• _Task instructions_
Identify the lines that contain the word "standalone" and copy each one.

• _Data to use_
★ ★ ★ ★ ★
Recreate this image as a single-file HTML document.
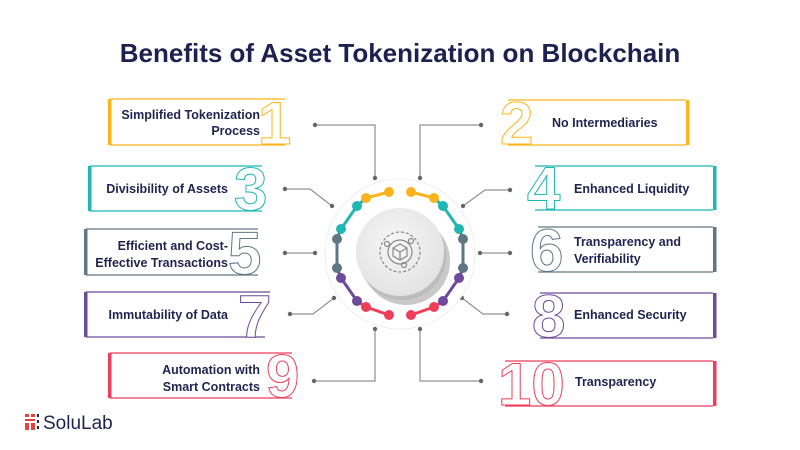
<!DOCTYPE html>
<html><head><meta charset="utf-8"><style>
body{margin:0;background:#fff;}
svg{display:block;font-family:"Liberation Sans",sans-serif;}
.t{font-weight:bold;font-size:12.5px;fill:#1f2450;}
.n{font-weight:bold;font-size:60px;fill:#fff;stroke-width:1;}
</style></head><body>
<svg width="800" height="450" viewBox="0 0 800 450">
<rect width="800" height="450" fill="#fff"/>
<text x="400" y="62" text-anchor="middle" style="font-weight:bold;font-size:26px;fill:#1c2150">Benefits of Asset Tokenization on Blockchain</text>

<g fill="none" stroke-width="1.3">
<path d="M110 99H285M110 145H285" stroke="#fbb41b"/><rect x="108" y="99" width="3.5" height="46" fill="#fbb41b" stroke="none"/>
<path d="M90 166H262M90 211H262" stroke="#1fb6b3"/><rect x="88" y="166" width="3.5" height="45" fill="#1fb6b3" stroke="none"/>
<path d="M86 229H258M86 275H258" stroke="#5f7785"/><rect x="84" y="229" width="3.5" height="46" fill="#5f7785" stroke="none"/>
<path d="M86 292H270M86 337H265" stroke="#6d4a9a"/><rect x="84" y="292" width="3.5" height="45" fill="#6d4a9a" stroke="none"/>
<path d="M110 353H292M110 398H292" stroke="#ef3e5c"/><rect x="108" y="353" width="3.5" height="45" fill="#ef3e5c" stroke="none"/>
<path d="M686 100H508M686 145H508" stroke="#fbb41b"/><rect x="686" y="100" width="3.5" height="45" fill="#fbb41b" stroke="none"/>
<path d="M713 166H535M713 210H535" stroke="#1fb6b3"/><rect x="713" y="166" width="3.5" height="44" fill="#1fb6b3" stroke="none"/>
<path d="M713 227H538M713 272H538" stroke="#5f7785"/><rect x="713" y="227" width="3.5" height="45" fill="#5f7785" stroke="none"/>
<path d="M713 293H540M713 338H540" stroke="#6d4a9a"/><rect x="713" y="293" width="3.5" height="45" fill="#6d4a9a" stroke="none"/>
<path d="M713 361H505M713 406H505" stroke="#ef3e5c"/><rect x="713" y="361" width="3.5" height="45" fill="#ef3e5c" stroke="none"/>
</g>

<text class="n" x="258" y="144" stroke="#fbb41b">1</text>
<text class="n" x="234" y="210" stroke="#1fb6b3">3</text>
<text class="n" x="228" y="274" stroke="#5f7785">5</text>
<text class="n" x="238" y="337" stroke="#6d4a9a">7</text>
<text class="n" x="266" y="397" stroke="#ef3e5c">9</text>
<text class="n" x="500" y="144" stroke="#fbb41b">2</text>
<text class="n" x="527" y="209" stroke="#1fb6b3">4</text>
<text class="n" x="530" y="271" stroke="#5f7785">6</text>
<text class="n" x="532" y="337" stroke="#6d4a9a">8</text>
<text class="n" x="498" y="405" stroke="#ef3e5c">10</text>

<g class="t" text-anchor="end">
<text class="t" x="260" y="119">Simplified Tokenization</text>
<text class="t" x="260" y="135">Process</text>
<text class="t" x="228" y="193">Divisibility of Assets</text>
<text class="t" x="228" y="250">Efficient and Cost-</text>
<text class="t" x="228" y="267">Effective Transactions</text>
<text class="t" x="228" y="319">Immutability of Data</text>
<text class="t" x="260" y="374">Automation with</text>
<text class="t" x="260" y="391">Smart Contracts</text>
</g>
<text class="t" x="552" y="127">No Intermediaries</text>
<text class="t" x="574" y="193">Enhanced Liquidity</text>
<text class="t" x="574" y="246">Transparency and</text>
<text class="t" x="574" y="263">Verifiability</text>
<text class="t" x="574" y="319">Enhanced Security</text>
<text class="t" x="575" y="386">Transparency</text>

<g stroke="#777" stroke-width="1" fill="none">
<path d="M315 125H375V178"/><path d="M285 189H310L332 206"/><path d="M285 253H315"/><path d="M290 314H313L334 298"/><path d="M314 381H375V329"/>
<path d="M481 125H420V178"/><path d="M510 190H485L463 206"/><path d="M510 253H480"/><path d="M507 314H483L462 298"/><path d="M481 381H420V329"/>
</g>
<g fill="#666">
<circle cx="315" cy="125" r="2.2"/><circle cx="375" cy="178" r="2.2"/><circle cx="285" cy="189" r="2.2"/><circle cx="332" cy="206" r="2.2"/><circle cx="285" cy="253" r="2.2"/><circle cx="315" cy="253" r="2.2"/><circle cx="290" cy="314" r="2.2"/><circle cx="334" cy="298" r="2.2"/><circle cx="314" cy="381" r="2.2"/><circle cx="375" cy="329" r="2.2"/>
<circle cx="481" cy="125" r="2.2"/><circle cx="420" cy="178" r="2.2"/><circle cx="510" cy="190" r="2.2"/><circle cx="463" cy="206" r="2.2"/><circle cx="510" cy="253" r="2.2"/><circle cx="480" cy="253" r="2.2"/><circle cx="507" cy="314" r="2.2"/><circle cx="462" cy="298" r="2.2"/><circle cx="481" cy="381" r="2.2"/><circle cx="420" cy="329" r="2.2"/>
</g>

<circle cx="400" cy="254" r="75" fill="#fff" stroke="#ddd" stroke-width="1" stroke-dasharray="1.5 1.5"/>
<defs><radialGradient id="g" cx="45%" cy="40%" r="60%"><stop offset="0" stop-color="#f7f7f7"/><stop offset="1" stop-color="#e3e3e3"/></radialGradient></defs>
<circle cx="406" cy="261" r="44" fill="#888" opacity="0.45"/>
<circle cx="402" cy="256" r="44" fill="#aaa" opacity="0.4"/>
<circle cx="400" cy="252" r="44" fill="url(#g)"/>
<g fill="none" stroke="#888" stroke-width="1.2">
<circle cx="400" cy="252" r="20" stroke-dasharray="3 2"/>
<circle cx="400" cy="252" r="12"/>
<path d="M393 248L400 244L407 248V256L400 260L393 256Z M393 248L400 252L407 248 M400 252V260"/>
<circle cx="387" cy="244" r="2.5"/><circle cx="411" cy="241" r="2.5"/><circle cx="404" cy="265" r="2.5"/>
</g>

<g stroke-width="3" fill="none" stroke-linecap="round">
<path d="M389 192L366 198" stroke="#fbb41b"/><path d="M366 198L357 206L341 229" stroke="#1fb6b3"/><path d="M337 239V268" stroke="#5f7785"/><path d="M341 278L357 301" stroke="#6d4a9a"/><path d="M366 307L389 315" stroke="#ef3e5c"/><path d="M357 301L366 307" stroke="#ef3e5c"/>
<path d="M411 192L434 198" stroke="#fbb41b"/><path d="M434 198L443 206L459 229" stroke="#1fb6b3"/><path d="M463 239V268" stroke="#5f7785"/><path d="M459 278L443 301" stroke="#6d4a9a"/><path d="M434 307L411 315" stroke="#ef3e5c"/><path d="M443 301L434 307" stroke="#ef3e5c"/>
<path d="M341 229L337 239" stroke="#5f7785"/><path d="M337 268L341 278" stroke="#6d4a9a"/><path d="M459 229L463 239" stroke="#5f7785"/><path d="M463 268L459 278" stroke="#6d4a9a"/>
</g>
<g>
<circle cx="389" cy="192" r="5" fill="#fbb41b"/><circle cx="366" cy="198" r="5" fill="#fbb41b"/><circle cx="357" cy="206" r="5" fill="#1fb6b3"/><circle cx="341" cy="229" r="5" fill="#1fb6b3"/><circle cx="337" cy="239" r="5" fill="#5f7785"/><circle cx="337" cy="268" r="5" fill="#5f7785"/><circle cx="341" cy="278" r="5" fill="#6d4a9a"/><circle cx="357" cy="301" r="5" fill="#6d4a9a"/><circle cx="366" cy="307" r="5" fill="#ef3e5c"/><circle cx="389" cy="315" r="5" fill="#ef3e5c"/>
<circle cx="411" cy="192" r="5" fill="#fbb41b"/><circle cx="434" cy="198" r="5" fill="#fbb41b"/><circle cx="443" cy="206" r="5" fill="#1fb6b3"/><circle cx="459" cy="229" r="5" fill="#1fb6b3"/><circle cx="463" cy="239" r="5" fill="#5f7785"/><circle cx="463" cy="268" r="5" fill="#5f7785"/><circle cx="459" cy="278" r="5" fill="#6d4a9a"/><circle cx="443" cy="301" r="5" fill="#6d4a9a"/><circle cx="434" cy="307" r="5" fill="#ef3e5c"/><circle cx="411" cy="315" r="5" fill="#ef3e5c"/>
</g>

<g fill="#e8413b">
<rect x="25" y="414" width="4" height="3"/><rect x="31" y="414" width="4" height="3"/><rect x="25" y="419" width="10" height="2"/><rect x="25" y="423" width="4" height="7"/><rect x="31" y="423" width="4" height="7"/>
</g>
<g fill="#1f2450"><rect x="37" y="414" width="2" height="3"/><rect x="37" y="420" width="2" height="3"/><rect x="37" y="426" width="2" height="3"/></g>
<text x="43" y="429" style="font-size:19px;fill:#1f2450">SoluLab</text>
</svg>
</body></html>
★ ★ ★ ★ ★
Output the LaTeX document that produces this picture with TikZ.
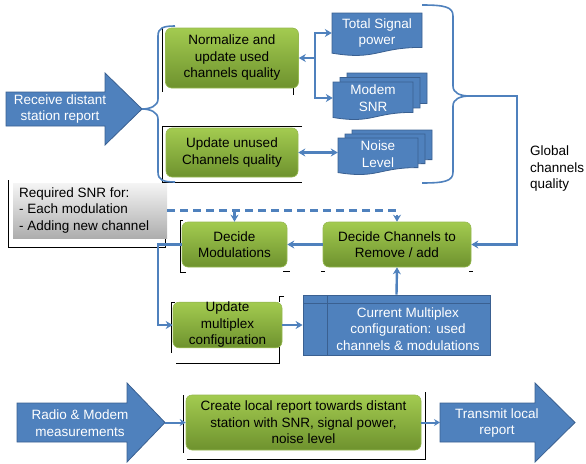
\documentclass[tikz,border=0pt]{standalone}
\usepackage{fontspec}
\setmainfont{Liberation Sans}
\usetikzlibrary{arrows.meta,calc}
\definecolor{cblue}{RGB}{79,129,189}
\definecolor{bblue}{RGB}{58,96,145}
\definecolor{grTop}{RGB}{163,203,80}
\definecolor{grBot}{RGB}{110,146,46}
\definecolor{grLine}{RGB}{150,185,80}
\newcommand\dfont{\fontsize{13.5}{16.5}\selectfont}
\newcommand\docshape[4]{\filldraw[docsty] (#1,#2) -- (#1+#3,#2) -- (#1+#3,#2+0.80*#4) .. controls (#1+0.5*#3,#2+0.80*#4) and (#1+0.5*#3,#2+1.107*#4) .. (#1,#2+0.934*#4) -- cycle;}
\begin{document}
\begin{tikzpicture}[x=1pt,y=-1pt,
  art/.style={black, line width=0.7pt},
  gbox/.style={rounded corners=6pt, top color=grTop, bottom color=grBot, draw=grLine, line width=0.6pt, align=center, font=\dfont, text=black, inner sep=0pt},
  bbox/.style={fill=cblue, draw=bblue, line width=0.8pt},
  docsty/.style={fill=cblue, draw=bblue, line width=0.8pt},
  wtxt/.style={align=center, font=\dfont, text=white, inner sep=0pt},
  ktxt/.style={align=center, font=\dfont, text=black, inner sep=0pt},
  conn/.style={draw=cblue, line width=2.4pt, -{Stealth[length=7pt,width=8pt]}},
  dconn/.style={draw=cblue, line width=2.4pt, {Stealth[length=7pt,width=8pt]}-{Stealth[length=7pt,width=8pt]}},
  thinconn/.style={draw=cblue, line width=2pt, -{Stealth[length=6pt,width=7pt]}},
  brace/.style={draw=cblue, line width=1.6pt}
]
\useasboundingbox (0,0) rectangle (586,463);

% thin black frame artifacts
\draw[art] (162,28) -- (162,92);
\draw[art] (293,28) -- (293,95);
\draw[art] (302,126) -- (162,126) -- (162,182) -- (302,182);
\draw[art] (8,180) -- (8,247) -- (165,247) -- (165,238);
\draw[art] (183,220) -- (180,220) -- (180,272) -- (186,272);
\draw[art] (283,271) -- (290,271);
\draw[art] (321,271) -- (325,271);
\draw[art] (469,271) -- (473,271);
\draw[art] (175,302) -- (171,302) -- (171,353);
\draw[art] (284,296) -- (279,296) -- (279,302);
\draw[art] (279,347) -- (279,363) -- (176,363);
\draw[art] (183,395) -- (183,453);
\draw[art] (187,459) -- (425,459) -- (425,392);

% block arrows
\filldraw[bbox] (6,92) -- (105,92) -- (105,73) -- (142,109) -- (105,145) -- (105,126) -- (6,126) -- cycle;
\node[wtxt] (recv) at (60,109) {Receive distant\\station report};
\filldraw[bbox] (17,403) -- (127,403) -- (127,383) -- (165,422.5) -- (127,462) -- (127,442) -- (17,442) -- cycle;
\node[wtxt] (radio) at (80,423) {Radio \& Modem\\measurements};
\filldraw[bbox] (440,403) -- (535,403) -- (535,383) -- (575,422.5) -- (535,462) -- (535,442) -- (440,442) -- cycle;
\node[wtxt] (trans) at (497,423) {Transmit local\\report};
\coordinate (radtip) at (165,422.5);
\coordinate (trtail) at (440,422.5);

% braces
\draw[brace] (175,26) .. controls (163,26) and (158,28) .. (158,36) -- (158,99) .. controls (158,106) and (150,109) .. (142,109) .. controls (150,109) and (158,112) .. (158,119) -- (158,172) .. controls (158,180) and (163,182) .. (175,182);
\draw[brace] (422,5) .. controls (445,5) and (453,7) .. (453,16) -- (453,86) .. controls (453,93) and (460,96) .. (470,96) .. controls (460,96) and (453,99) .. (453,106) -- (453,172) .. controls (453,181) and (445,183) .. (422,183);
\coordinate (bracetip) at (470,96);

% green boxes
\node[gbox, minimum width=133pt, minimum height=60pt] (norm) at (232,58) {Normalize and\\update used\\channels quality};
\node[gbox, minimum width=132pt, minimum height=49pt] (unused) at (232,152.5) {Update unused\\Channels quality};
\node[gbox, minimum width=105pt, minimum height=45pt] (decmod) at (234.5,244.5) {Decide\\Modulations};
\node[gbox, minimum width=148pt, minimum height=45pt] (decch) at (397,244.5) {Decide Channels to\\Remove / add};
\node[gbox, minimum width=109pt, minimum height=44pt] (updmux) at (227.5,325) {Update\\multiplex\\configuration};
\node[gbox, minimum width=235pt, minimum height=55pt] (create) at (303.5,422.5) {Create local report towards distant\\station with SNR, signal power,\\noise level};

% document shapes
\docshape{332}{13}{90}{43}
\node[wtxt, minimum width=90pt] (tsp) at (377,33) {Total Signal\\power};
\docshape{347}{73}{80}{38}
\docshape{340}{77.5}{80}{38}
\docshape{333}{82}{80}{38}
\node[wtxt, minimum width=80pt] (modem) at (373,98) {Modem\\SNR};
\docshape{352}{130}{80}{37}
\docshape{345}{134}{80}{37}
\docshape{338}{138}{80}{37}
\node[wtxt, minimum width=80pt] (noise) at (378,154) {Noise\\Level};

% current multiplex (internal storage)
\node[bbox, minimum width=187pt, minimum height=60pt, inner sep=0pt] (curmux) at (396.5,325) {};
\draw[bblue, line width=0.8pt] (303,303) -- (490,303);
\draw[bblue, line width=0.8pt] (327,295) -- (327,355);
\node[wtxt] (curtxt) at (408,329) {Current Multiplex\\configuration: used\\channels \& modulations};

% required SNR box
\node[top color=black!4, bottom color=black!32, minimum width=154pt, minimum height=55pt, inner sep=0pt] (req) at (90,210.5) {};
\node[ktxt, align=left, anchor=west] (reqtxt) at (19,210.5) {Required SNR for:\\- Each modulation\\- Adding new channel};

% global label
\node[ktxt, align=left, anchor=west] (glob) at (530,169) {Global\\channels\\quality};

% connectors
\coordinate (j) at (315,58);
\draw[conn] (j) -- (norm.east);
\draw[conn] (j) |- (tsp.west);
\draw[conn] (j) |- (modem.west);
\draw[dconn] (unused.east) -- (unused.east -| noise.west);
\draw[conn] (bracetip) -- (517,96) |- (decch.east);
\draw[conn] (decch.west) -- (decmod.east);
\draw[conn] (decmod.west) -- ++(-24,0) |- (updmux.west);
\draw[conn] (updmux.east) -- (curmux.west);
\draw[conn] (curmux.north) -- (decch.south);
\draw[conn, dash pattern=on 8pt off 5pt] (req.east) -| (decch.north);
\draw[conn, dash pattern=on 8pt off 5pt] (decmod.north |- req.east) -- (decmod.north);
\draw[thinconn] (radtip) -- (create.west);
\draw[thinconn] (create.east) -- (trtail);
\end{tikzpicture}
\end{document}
★ ★ ★ ★ ★
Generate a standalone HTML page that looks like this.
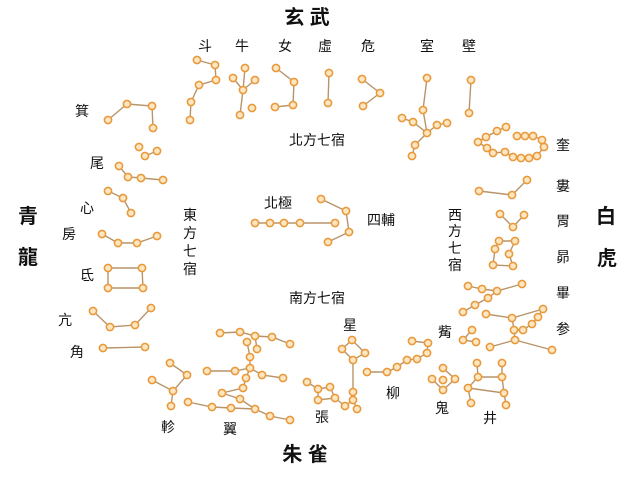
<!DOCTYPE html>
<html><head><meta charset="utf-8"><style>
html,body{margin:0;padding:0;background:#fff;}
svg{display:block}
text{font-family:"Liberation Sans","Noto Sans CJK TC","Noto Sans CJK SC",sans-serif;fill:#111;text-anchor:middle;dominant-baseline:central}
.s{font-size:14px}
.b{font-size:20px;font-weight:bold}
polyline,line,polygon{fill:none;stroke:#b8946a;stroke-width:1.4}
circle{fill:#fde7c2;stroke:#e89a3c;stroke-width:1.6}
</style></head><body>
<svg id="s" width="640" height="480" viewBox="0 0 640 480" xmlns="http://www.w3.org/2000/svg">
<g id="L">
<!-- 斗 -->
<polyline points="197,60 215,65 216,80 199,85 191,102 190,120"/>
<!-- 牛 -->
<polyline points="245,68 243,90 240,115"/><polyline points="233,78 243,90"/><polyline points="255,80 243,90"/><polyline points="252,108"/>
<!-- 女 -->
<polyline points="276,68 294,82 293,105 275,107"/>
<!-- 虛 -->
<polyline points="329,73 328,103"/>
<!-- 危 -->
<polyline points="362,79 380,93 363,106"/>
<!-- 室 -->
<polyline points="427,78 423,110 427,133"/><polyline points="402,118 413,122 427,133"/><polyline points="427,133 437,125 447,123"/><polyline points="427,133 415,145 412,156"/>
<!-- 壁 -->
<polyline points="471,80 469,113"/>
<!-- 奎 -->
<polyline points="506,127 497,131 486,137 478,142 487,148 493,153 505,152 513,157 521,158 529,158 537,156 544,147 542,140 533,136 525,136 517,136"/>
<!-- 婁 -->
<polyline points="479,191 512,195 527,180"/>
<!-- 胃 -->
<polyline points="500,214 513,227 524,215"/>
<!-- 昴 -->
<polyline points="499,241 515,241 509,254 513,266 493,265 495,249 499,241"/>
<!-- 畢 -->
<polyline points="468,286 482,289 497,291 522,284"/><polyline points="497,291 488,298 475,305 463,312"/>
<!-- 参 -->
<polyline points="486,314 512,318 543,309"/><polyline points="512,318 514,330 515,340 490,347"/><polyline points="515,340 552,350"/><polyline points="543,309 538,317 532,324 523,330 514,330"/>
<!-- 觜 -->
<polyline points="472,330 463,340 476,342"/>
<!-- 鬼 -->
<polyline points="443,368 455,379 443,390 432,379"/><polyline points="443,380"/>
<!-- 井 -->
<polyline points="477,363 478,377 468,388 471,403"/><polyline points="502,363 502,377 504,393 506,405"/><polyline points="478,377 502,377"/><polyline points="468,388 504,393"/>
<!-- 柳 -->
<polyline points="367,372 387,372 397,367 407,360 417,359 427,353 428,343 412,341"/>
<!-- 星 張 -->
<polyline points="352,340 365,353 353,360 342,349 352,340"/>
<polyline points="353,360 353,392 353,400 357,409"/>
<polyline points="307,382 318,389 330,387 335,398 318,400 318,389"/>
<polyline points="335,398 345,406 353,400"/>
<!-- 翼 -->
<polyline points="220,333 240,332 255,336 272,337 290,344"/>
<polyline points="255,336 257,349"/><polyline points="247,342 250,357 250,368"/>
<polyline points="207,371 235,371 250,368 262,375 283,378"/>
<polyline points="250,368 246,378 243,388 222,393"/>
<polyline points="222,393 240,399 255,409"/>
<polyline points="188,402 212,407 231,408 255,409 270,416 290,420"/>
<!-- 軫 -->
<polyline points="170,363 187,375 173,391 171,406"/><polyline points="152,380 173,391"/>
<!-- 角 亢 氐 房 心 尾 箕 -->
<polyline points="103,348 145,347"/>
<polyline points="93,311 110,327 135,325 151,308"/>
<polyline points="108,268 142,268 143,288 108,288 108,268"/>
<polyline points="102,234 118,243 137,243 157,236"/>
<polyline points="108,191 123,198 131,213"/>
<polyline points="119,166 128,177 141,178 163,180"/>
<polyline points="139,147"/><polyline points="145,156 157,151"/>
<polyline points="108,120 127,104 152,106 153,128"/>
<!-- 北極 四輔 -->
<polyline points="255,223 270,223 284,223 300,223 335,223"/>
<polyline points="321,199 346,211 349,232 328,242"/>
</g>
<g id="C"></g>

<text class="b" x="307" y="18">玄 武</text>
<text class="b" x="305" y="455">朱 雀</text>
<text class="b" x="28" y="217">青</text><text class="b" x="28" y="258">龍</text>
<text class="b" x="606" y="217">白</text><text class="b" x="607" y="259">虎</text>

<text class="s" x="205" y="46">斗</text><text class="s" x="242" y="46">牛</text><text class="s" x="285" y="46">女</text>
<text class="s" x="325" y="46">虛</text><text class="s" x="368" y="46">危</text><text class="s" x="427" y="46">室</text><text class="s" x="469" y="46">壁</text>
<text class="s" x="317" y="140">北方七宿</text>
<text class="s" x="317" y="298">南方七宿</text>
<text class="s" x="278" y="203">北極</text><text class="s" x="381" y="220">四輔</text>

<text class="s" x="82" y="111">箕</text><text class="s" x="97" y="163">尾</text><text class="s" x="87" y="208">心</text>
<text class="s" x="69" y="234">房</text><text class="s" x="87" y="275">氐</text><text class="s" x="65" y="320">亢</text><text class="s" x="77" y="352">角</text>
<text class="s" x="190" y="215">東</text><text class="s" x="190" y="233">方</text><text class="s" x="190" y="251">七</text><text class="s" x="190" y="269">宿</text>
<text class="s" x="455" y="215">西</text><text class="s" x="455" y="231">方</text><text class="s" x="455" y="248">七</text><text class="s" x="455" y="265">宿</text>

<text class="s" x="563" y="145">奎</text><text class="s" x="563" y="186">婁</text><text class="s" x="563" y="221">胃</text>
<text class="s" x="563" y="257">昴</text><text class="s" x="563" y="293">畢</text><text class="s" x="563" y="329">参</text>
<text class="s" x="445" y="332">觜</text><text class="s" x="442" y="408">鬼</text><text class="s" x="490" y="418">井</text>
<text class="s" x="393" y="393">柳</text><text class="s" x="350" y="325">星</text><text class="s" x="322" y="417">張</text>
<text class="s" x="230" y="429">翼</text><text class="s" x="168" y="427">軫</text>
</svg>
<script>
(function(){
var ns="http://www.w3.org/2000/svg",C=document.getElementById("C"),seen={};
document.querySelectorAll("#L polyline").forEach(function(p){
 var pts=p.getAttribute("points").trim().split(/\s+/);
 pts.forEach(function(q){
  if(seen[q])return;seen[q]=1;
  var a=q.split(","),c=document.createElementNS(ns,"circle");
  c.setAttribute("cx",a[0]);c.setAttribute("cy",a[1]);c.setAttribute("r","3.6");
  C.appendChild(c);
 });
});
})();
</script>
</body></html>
★ ★ ★ ★ ★
• _Completed task_
\documentclass[tikz,border=0pt]{standalone}
Generate a standalone HTML page that looks like this.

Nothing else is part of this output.